Job: All of the lines below are to be printed again exactly; images are excluded from the output.

>> START Dataset content

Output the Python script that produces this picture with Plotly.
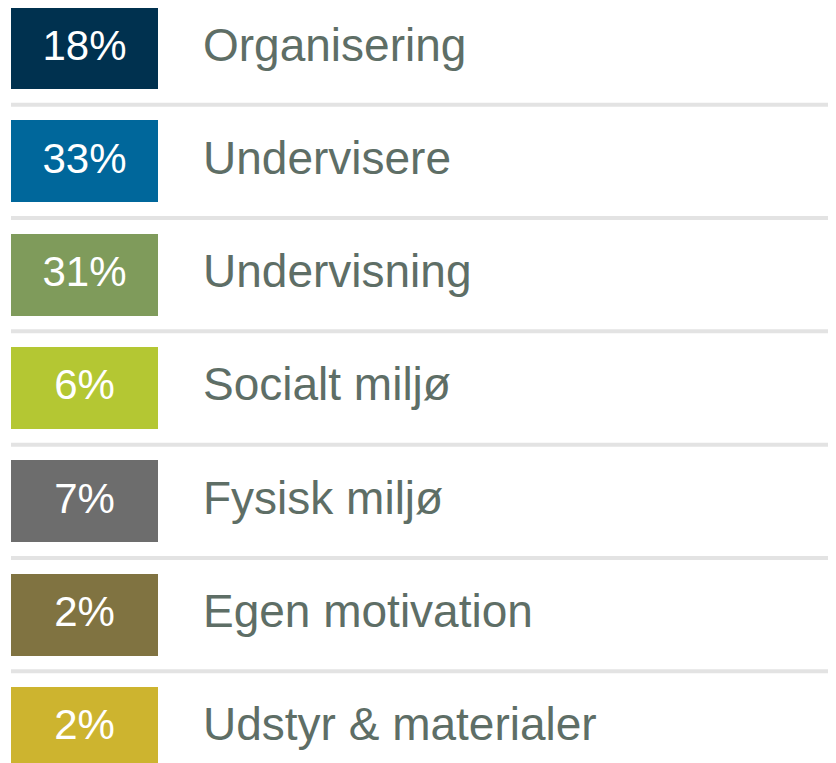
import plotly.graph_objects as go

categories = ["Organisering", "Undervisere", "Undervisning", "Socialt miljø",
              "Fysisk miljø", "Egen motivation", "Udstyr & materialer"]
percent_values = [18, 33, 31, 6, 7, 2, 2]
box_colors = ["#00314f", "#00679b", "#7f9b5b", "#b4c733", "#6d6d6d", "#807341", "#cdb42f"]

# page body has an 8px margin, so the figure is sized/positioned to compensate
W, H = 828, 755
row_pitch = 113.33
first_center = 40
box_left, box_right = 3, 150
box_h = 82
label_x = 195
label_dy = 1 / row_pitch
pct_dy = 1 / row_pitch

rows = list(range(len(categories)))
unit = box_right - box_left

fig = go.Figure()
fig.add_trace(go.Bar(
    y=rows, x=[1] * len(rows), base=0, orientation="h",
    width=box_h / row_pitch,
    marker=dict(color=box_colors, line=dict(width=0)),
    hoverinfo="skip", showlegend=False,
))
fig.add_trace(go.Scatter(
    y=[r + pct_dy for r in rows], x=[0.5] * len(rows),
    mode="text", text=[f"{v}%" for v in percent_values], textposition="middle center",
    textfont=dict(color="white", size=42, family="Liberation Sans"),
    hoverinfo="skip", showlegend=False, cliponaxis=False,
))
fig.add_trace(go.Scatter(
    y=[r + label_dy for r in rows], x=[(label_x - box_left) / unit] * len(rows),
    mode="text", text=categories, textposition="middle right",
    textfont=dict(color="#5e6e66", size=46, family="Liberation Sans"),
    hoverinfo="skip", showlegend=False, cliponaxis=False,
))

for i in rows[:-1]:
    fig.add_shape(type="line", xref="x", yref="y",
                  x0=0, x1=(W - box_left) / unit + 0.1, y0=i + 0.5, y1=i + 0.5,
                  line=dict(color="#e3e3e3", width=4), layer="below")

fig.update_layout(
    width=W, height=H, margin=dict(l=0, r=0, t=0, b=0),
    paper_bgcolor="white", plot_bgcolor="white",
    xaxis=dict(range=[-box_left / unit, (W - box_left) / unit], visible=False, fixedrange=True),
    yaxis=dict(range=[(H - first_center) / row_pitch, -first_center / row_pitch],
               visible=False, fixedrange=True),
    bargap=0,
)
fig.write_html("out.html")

>> END Dataset content

Answer in full:
Output the Python script that produces this picture with Plotly.
import plotly.graph_objects as go

categories = ["Organisering", "Undervisere", "Undervisning", "Socialt miljø",
              "Fysisk miljø", "Egen motivation", "Udstyr & materialer"]
percent_values = [18, 33, 31, 6, 7, 2, 2]
box_colors = ["#00314f", "#00679b", "#7f9b5b", "#b4c733", "#6d6d6d", "#807341", "#cdb42f"]

# page body has an 8px margin, so the figure is sized/positioned to compensate
W, H = 828, 755
row_pitch = 113.33
first_center = 40
box_left, box_right = 3, 150
box_h = 82
label_x = 195
label_dy = 1 / row_pitch
pct_dy = 1 / row_pitch

rows = list(range(len(categories)))
unit = box_right - box_left

fig = go.Figure()
fig.add_trace(go.Bar(
    y=rows, x=[1] * len(rows), base=0, orientation="h",
    width=box_h / row_pitch,
    marker=dict(color=box_colors, line=dict(width=0)),
    hoverinfo="skip", showlegend=False,
))
fig.add_trace(go.Scatter(
    y=[r + pct_dy for r in rows], x=[0.5] * len(rows),
    mode="text", text=[f"{v}%" for v in percent_values], textposition="middle center",
    textfont=dict(color="white", size=42, family="Liberation Sans"),
    hoverinfo="skip", showlegend=False, cliponaxis=False,
))
fig.add_trace(go.Scatter(
    y=[r + label_dy for r in rows], x=[(label_x - box_left) / unit] * len(rows),
    mode="text", text=categories, textposition="middle right",
    textfont=dict(color="#5e6e66", size=46, family="Liberation Sans"),
    hoverinfo="skip", showlegend=False, cliponaxis=False,
))

for i in rows[:-1]:
    fig.add_shape(type="line", xref="x", yref="y",
                  x0=0, x1=(W - box_left) / unit + 0.1, y0=i + 0.5, y1=i + 0.5,
                  line=dict(color="#e3e3e3", width=4), layer="below")

fig.update_layout(
    width=W, height=H, margin=dict(l=0, r=0, t=0, b=0),
    paper_bgcolor="white", plot_bgcolor="white",
    xaxis=dict(range=[-box_left / unit, (W - box_left) / unit], visible=False, fixedrange=True),
    yaxis=dict(range=[(H - first_center) / row_pitch, -first_center / row_pitch],
               visible=False, fixedrange=True),
    bargap=0,
)
fig.write_html("out.html")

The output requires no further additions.